Sapna Muniram is a vendor and a resident, who was by the roadside selling farm-fresh pines. This resident is originally from Long Pond, also on the West Bank Demerara but came to Belle Vue after marriage more than 23 years ago. The union has produced six children, three grown and three school-aged.

Muniram told the team that she sells the produce from the farm and her husband does the tending to the crops. Collectively, they make ends meet to support their family with an income from daily sales when they have crops of cassava and pine.
The 40-year-old related that when they have crops she would go to the Public Road and set up her small stall to sell the pines from 08:00hrs to till about 18:00hrs.
‘‘This village is a cane cutting place where residents depend heavily on cane farming for a living but with the closure of the Wales Estate a few years ago were forced to do other jobs to support our families,’’ she said.
Muniram reported that her husband cuts cane at the Uitvlugt Sugar Estate on a part-time basis but with COVID-19 he has to rely on farming until things return to normal.

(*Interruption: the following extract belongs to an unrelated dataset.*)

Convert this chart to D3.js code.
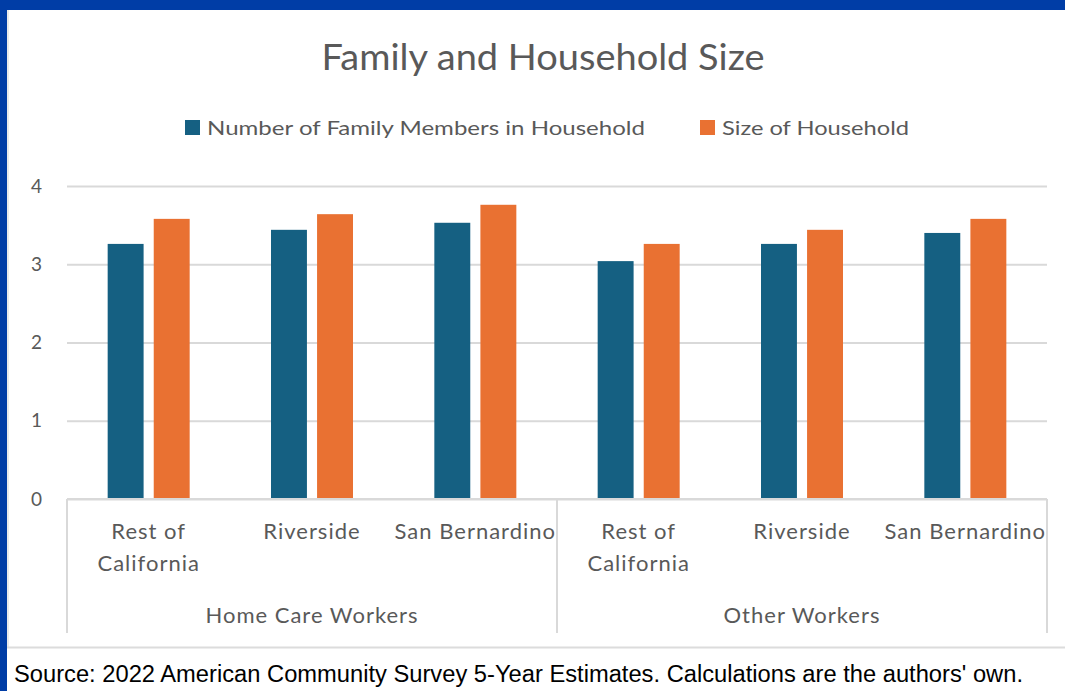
<!DOCTYPE html>
<html>
<head>
<meta charset="utf-8">
<script src="https://cdn.jsdelivr.net/npm/d3@7"></script>
<style>
  body { margin: 0; background: #fff; }
  svg { display: block; }
  text { font-family: Lato, "Open Sans", sans-serif; fill: #595959; }
</style>
</head>
<body>
<svg width="1065" height="691"></svg>
<script>
// chart data
const categories = ['Rest of California', 'Riverside', 'San Bernardino'];
const groups = ['Home Care Workers', 'Other Workers'];
const seriesNames = ['Number of Family Members in Household', 'Size of Household'];
const familyMembers = [3.26, 3.44, 3.53, 3.04, 3.26, 3.40];
const householdSize = [3.58, 3.64, 3.76, 3.26, 3.44, 3.58];
const yTicks = [0, 1, 2, 3, 4];

const colors = ['#156082', '#E97132'];

const svg = d3.select('svg');
const width = +svg.attr('width');
const height = +svg.attr('height');

// frame: blue border top/left, gray rule above the source line
svg.append('rect').attr('x', 0).attr('y', 0).attr('width', width).attr('height', 10).attr('fill', '#003DA6');
svg.append('rect').attr('x', 0).attr('y', 0).attr('width', 7).attr('height', height).attr('fill', '#003DA6');
svg.append('line').attr('x1', 8).attr('x2', 8).attr('y1', 10).attr('y2', 647)
  .attr('stroke', '#e3e3e3').attr('stroke-width', 1.5);
svg.append('line').attr('x1', 7).attr('x2', width).attr('y1', 647.5).attr('y2', 647.5)
  .attr('stroke', '#dcdcdc').attr('stroke-width', 2);

const margin = { left: 67, right: 18, top: 186, bottom: 192 };
const innerWidth = width - margin.left - margin.right;
const innerHeight = height - margin.top - margin.bottom;

// one entry per bar group
const data = [];
groups.forEach((g, gi) => {
  categories.forEach((c, ci) => {
    const i = gi * categories.length + ci;
    data.push({ key: g + '|' + c, group: g, category: c, values: [familyMembers[i], householdSize[i]] });
  });
});

const x0 = d3.scaleBand().domain(data.map((d) => d.key)).range([0, innerWidth]);
const x1 = d3.scaleBand()
  .domain(seriesNames)
  .range([(x0.bandwidth() - 82) / 2, (x0.bandwidth() + 82) / 2])
  .paddingInner(0.22);
const yScale = d3.scaleLinear().domain([0, 4]).range([innerHeight, 0]);

const g = svg.append('g').attr('transform', `translate(${margin.left}, ${margin.top})`);

// gridlines + y labels
const yAxis = d3.axisLeft(yScale).tickValues(yTicks).tickSize(-innerWidth).tickPadding(25).tickFormat(d3.format('d'));
const yG = g.append('g').call(yAxis);
yG.select('.domain').remove();
yG.selectAll('line').attr('stroke', '#d9d9d9').attr('stroke-width', 2);
yG.selectAll('text').attr('font-size', 19).style('fill', '#595959').style('font-family', 'Lato, sans-serif');

// bars
const bars = g.selectAll('.grp').data(data).enter().append('g')
  .attr('transform', (d) => `translate(${x0(d.key)}, 0)`);
bars.selectAll('rect')
  .data((d) => d.values.map((v, i) => ({ series: seriesNames[i], value: v, i })))
  .enter().append('rect')
  .attr('x', (d) => x1(d.series))
  .attr('y', (d) => yScale(d.value))
  .attr('width', x1.bandwidth())
  .attr('height', (d) => innerHeight - yScale(d.value))
  .attr('fill', (d) => colors[d.i]);

// category axis
g.append('line').attr('x1', 0).attr('x2', innerWidth).attr('y1', innerHeight).attr('y2', innerHeight)
  .attr('stroke', '#d9d9d9').attr('stroke-width', 2);
const groupEdges = [0, categories.length, categories.length * 2];
g.selectAll('.sep').data(groupEdges).enter().append('line')
  .attr('x1', (d) => d * x0.step()).attr('x2', (d) => d * x0.step())
  .attr('y1', innerHeight).attr('y2', innerHeight + 134)
  .attr('stroke', '#d9d9d9').attr('stroke-width', 2);

const catText = g.selectAll('.cat').data(data).enter().append('text')
  .attr('x', (d) => x0(d.key) + x0.bandwidth() / 2)
  .attr('y', innerHeight + 40)
  .attr('text-anchor', 'middle')
  .attr('font-size', 22)
  .attr('letter-spacing', 1);
catText.each(function (d) {
  const lines = d.category === 'Rest of California' ? ['Rest of', 'California'] : [d.category];
  d3.select(this).selectAll('tspan').data(lines).enter().append('tspan')
    .attr('x', x0(d.key) + x0.bandwidth() / 2)
    .attr('dy', (l, i) => (i === 0 ? 0 : 32))
    .text((l) => l);
});

g.selectAll('.grpLabel').data(groups).enter().append('text')
  .attr('x', (d, i) => (i * categories.length + categories.length / 2) * x0.step())
  .attr('y', innerHeight + 124)
  .attr('text-anchor', 'middle')
  .attr('font-size', 22)
  .attr('letter-spacing', 1)
  .text((d) => d);

// title
svg.append('text').attr('x', 543).attr('y', 70).attr('text-anchor', 'middle')
  .attr('font-size', 36).attr('textLength', 443).attr('lengthAdjust', 'spacingAndGlyphs')
  .text('Family and Household Size');

// legend
const legendX = [185, 700];
const legendW = [438, 187];
const legend = svg.selectAll('.leg').data(seriesNames).enter().append('g')
  .attr('transform', (d, i) => `translate(${legendX[i]}, 120)`);
legend.append('rect').attr('width', 15).attr('height', 15).attr('fill', (d, i) => colors[i]);
legend.append('text').attr('x', 22).attr('y', 15).attr('font-size', 20)
  .attr('textLength', (d, i) => legendW[i]).attr('lengthAdjust', 'spacingAndGlyphs')
  .text((d) => d);

// source note
svg.append('text').attr('x', 14).attr('y', 682)
  .style('font-family', 'Arial, "Liberation Sans", sans-serif').style('fill', '#000')
  .attr('font-size', 23).attr('textLength', 1009).attr('lengthAdjust', 'spacingAndGlyphs')
  .text("Source: 2022 American Community Survey 5-Year Estimates. Calculations are the authors' own.");
</script>
</body>
</html>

She related that they would do their shopping at either Vreed-en-Hoop, Sister’s Village Market and in the city.
‘‘Well you can’t sit and complain so we are doing what we can to make a living and I have to put up with the sun because this is my job and we depend on it,’’ she said.
Muniram stated that they have been into farming for the past two years and it is a patient kind of living because pines take 18 months just to bear flowers, then another five months to ripen.
‘‘Back dam work not easy and my husband does it and went already and is home taking a rest to return in the afternoon to tend to crops,’’ she said.

Muniram added that most villagers are related and know each other because they are descendants of the first 55 cane farmers that were the first settlers in the village.